"Blood Drive"


01. Avalanche
02. Blood Drive
03. Day's Work
04. Scrappy's Trip
05. Castlestorm
06. Blues For Bama
07. Earthwalk
08. Children's Music
09. Hawkeye
10. Stargazin
11. The Ladder
12. Good Enough To Eat

RATING: 8.5/10

At one point, Wilmington, North Carolina's ASG (aka ALL SYSTEMS GO or any of the jokey alter acronyms that have cropped up in the spirit of hardcore icons MDC) could tear up the air hovering overtop a myriad of quarter and half pipes. Modern skate and snowboarding had one of its aural champions and thus MTV came a-calling to ASG to profile their punk and stoner-driven chops across such shows as "Viva La Bam", "Rob & Big" and "Living Lahaina". Further, ASG's music can be found scattered across numerous snowboarding and surfing videos.

It's been six years since ASG's put out an album (not counting their 2009 split with BLACK TUSK, "Low Country") and the most glaring difference in their work as of their latest release "Blood Drive" is its settled yet forceful attack plan. Now in-arms with BLACK TUSK and the mighty BARONESS at Relapse Records, ASG kicks things back a few clicks to drum up a less in-your-face spell with "Blood Drive", an album that allows for a deeper extraction of songwriting sure to please many in the sludge underground.
As ever, there remains the blueprints of KYUSS, TORCHE and JANE'S ADDICTION guiding ASG's craft, yet there's less full-frontal static of their last album, "Win Us Over", and more of a well-groomed dig for tuneful sprawls.

"Blood Drive" is often lazy in a good way through the grunge-meets-stoner drag of "The Ladder" and the shambling slogs of "Day's Work". With less bombast, the acoustic-led grafts of "Good Enough to Eat" open up gaping psychedelic territories for Jason Shi and Jonah Citty to decorate with echoing detachment, even while the grounded feel of the songs keeps their listeners vested in-tow.

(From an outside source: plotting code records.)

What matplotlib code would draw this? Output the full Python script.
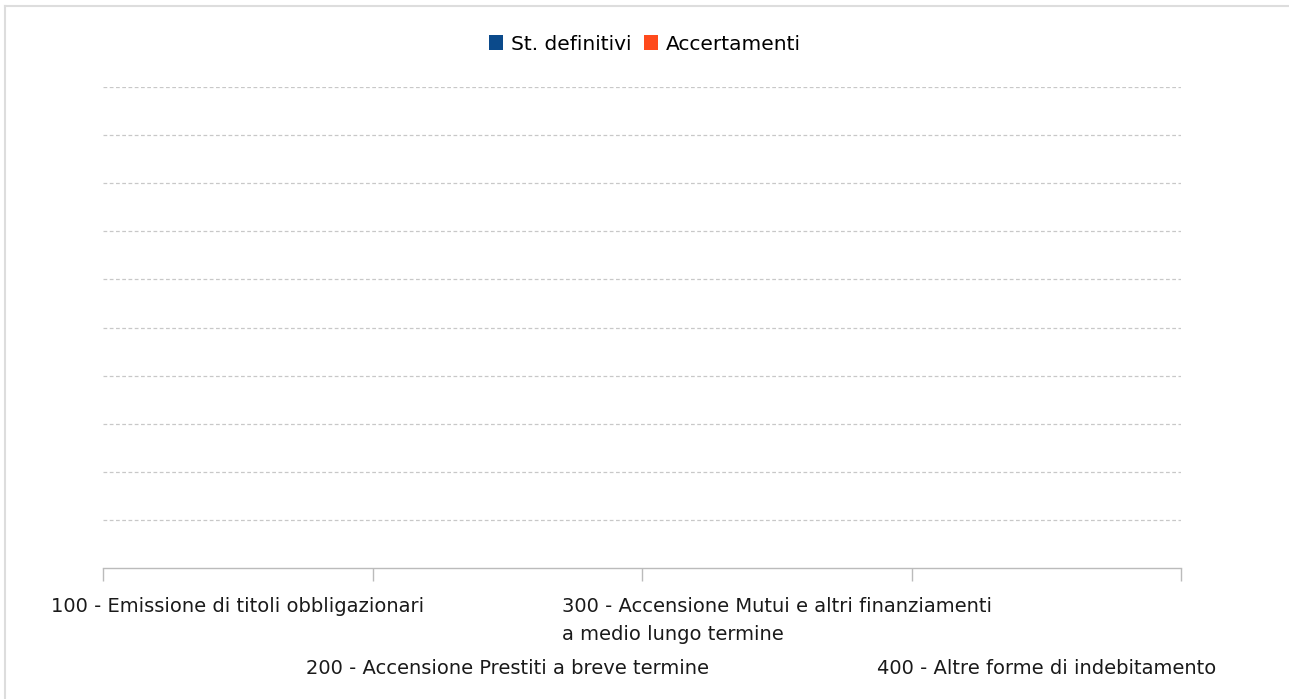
import matplotlib
matplotlib.use("Agg")
import matplotlib.pyplot as plt
from matplotlib.lines import Line2D
from matplotlib.patches import Patch
import matplotlib.transforms as mtransforms
import numpy as np

categories = [
    "100 - Emissione di titoli obbligazionari",
    "200 - Accensione Prestiti a breve termine",
    "300 - Accensione Mutui e altri finanziamenti\na medio lungo termine",
    "400 - Altre forme di indebitamento",
]
series_names = ["St. definitivi", "Accertamenti"]
st_definitivi = [0, 0, 0, 0]
accertamenti = [0, 0, 0, 0]
colors = ["#0b4a8b", "#ff4a1c"]

plt.rcParams['font.family'] = ['DejaVu Sans']
W, H = 1289, 699
fig = plt.figure(figsize=(W / 100, H / 100), dpi=100)
fig.patch.set_facecolor("white")

# outer border (only top and left visible)
fig.add_artist(Line2D([4.5 / W, 1.0], [1 - 5.5 / H, 1 - 5.5 / H], color="#dddddd", lw=1.5, transform=fig.transFigure))
fig.add_artist(Line2D([4.5 / W, 4.5 / W], [0, 1 - 5.5 / H], color="#dddddd", lw=1.5, transform=fig.transFigure))

left, right, top, bottom = 103, 1181, 87, 568
ax = fig.add_axes([left / W, 1 - bottom / H, (right - left) / W, (bottom - top) / H])
ax.set_facecolor("none")

x = np.arange(len(categories))
w = 0.35
ax.bar(x - w / 2, st_definitivi, w, color=colors[0])
ax.bar(x + w / 2, accertamenti, w, color=colors[1])

ax.set_xlim(-0.5, len(categories) - 0.5)
ax.set_ylim(0, 10)
for s in ["top", "right", "left"]:
    ax.spines[s].set_visible(False)
ax.spines["bottom"].set_color("#bbbbbb")
ax.spines["bottom"].set_linewidth(1.0)

ax.set_yticks(np.arange(1, 11))
ax.tick_params(axis="y", left=False, labelleft=False)
ax.yaxis.grid(True, linestyle=(0, (3, 2)), color="#c8c8c8", linewidth=0.9)
ax.set_axisbelow(True)

ax.set_xticks(np.arange(-0.5, len(categories)), labels=[])
ax.tick_params(axis="x", direction="out", length=9, color="#bbbbbb", width=1.0)

trans = mtransforms.blended_transform_factory(ax.transData, fig.transFigure)
fs = 14
rows_y = [597, 659, 597, 659]
for i, label in enumerate(categories):
    ax.text(i, 1 - rows_y[i] / H, label, transform=trans, ha="center", va="top",
            fontsize=fs, color="#1a1a1a", multialignment="left", linespacing=1.6)

handles = [Patch(facecolor=c, edgecolor="none") for c in colors]
fig.legend(handles, series_names, loc="center", bbox_to_anchor=(645 / W, 1 - 44 / H),
           ncol=2, frameon=False, fontsize=14.5, handlelength=0.7, handleheight=0.7,
           handletextpad=0.4, columnspacing=0.6)

fig.savefig("out.png", dpi=100)
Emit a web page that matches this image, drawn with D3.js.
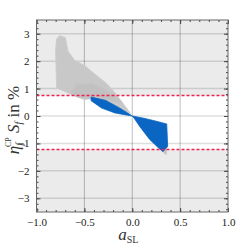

The striking wonderment of the acoustic delicacies introducing "Children's Music" creates a beautiful serve up to the heavier plows of the song, which retains dazzling effervescence on the straggly choruses. If ASG's music is still to be inclusive of snowboarding footage with these sophisticated modifications, those choruses would be perfect bedfellows coupled with Lien airs in slo-mo.

While Jason Shi wields a nifty range of pitches, for certain Perry Farrell has affected him to such measures "Blood Drive" frequently comes off like JANE'S ADDICTION with less shred and more surefire melody. The superb loft of "Earthwalk" tweaks the trippy sluices of BLACK SABBATH's "Planet Caravan" into ASG's reverb-filled parlay, then they blossom into a near-titanic reflection of JANE'S ADDICTION's "Summertime Rolls". ASG makes no pretentions who their idols are, yet "Earthwalk" gets away with bloody murder because it's delivered with such finesse you submit instead of condemn. Prior to, Jason Shi dips his vocals to match the slow, jabbing twirl of "Blues for Bama" while finding a happy medium on the stepped-up crunch of "Scrappy's Trip".

A band that was already sharp to begin with, ASG may alienate a handful of their skate and surf rat followers with the more refined "Blood Drive", but their advancement into a slow and steady schism reveals tremendous growth and maturity. The Atlantic Ocean at their backs is hardly considered a surfer's paradise, but there's no denying the purity and grandeur of the body's natural progression. This album might as well have been concocted in a dune outside of Nag's Head in the northward haven of the Outer Banks. "Blood Drive" defies possibilities of hurricane forces that may come another day and instead, ASG sticks to their guns, delivering a confident embracement of the winds of change that have compelled them.